A rare crested macaque monkey who snapped a well-known, grinning "selfie" should be declared the photo's owner, animal rights activists have argued in a US federal lawsuit.
Naruto - a six-year-old macaque who lives free in the Tangkoko Reserve on the Indonesian island of Sulawesi - took the image and several others about four years ago using a camera left unattended by British photographer David Slater, People for the Ethical Treatment of Animals (PETA) said in the suit.
The so-called Monkey Selfies that resulted came from "a series of purposeful and voluntary actions by Naruto, unaided by Slater," said the complaint, filed in a US District Court in San Francisco.
"Naruto has the right to own and benefit from the copyright ... in the same manner and to the same extent as any other author," the suit said.
The complaint names Mr Slater, his UK-based company Wildlife Personalities, and Blurb, Inc., a Delaware-based corporation which beginning last year published and sold for profit in the United States a book containing copies of the photos. Naruto's orange-eyed, beaming selfie is its front cover.

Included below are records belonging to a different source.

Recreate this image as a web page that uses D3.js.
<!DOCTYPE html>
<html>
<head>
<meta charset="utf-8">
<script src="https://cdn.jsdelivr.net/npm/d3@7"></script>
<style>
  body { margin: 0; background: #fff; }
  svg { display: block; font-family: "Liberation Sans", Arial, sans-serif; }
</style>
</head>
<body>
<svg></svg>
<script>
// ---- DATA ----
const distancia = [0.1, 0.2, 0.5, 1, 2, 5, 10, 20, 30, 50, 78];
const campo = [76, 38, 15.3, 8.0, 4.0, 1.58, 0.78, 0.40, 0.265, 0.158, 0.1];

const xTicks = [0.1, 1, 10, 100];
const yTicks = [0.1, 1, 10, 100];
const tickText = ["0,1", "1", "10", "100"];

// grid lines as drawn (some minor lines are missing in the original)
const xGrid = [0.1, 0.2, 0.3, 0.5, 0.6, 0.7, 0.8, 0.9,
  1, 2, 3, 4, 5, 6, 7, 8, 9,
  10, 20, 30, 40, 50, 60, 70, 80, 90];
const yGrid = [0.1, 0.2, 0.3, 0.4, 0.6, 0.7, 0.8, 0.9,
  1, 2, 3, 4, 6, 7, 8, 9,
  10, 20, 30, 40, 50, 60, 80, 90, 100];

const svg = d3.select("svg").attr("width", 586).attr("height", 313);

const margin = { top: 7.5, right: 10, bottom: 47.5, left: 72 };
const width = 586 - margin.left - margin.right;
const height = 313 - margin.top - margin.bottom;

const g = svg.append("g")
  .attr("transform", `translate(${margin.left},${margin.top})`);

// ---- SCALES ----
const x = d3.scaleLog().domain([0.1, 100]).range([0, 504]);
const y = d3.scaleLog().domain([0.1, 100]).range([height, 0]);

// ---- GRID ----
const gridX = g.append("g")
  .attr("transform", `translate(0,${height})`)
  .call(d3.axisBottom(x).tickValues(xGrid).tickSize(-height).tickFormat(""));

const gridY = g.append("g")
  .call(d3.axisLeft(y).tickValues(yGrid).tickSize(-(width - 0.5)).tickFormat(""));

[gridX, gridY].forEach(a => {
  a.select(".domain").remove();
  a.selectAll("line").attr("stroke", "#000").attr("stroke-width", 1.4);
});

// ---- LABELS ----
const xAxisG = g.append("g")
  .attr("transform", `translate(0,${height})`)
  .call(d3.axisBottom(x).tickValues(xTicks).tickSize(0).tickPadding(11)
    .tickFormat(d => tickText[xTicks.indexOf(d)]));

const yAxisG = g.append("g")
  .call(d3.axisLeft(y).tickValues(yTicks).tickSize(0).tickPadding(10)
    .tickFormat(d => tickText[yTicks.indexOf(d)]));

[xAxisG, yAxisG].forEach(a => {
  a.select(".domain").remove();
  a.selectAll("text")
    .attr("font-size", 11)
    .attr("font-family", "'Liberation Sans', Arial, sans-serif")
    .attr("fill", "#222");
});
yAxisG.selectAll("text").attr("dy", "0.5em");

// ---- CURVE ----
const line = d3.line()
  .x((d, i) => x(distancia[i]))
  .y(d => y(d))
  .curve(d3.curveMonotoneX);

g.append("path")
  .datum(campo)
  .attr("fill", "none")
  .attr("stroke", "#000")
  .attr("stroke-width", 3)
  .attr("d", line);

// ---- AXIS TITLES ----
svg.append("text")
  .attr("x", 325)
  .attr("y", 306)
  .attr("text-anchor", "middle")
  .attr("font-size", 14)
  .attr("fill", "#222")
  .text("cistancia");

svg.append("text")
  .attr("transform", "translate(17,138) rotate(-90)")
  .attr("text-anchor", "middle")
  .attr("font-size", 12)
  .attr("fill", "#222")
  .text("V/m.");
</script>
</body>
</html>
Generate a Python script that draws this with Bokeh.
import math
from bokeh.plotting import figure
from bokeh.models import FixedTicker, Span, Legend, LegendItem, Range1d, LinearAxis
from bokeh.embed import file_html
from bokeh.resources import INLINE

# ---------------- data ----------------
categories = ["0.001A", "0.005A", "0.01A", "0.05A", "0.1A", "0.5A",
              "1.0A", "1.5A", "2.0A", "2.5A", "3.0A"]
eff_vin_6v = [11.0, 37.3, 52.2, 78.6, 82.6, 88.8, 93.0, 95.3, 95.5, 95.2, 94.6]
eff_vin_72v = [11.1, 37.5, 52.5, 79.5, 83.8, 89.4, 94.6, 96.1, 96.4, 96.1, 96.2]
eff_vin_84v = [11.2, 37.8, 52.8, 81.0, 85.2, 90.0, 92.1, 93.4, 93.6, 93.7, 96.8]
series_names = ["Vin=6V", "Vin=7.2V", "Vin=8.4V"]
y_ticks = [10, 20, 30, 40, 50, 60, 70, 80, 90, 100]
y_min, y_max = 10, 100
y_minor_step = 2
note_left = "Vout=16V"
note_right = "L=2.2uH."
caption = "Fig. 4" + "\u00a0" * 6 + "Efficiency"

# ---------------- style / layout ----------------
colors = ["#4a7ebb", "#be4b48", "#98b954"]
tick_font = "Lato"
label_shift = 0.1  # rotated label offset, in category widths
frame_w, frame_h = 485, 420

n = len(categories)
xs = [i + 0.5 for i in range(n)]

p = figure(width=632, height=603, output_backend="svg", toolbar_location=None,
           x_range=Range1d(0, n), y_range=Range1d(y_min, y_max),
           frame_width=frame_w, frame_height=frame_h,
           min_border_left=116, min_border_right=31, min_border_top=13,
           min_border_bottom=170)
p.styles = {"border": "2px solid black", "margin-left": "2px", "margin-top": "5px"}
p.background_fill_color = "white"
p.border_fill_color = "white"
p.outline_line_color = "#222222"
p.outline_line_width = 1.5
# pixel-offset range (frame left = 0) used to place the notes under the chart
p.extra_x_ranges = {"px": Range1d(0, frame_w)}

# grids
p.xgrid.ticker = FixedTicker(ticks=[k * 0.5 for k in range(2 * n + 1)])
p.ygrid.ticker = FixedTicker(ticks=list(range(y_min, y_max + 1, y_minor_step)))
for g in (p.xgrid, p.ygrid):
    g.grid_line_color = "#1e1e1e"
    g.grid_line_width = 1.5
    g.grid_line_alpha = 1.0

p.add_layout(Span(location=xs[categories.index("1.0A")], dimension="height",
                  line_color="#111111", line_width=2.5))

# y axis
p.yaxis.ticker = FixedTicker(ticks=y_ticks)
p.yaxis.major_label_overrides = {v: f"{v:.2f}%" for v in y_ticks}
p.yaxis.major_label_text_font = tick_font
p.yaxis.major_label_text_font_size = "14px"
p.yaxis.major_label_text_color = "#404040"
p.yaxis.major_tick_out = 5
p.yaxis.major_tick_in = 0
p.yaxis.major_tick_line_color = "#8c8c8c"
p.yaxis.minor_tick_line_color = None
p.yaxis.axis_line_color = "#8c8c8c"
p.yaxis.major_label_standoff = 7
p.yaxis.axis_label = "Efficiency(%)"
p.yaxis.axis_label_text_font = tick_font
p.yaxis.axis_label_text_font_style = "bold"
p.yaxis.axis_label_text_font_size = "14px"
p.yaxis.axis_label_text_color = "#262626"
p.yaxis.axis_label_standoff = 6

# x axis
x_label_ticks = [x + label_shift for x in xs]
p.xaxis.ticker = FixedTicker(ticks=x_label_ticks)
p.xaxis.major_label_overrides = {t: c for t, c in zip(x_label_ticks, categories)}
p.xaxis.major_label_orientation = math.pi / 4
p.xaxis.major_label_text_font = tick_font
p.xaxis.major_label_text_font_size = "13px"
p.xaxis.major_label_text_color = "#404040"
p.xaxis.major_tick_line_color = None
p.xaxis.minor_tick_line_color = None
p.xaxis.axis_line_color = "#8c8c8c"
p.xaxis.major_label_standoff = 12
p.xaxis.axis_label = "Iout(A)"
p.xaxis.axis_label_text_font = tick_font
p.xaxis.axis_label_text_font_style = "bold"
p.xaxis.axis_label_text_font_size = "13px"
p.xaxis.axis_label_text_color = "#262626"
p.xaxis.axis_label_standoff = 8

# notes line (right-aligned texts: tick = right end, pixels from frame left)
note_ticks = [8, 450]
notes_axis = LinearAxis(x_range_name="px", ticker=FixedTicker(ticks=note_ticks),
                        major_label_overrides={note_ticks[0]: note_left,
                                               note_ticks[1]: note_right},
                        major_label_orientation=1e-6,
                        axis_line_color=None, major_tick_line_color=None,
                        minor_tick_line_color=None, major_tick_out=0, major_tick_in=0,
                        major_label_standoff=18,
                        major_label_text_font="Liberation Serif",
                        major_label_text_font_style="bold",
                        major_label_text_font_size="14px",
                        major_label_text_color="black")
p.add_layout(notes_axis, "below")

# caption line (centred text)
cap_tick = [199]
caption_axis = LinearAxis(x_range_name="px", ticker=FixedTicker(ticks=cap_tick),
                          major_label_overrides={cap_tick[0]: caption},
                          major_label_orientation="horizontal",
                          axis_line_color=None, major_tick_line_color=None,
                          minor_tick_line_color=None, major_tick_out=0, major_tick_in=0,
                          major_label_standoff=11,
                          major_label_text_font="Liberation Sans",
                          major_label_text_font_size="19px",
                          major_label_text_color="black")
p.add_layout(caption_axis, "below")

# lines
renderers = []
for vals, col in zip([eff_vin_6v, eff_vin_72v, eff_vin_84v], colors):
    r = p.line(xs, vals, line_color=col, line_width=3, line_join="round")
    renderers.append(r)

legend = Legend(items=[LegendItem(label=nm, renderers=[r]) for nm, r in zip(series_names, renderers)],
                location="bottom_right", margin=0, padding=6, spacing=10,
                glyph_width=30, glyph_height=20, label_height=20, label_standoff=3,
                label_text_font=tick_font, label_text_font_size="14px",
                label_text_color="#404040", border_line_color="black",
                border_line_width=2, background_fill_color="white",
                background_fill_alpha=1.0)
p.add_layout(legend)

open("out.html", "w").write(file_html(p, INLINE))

PETA said it was bringing the legal action on the rare monkey's behalf because he could not, "due to inaccessibility and incapacity," and that the court had jurisdiction because of the book sales made in the United States.
Sulawesi crested macaques are listed as critically endangered, according to the International Union for the Conservation of Nature's Red List of Threatened Species.
Between 4,000 to 6,000 live on Sulawesi, and PETA said their numbers have decreased by about 90 percent in the last 25 years, mostly due to human encroachment on their rainforest homes.
PETA asked the court to declare Naruto the author and copyright owner of the photos, and to award the monkey damages.
It also sought a court order letting PETA and a noted primatologist, Dr. Antje Engelhardt of Georg-August University, Gottingen, Germany, administer Naruto's rights on condition that all proceeds be used solely for the benefit of him, his family and community, "including the preservation of their habitat."
Mr Slater did not immediately return a request for comment. His website home page invites visitors to "Read the original story about how I created my famous monkey 'selfie'."
Representatives of Blurb, which describes itself as a self-publishing and marketing platform, did not immediately reply to a similar request.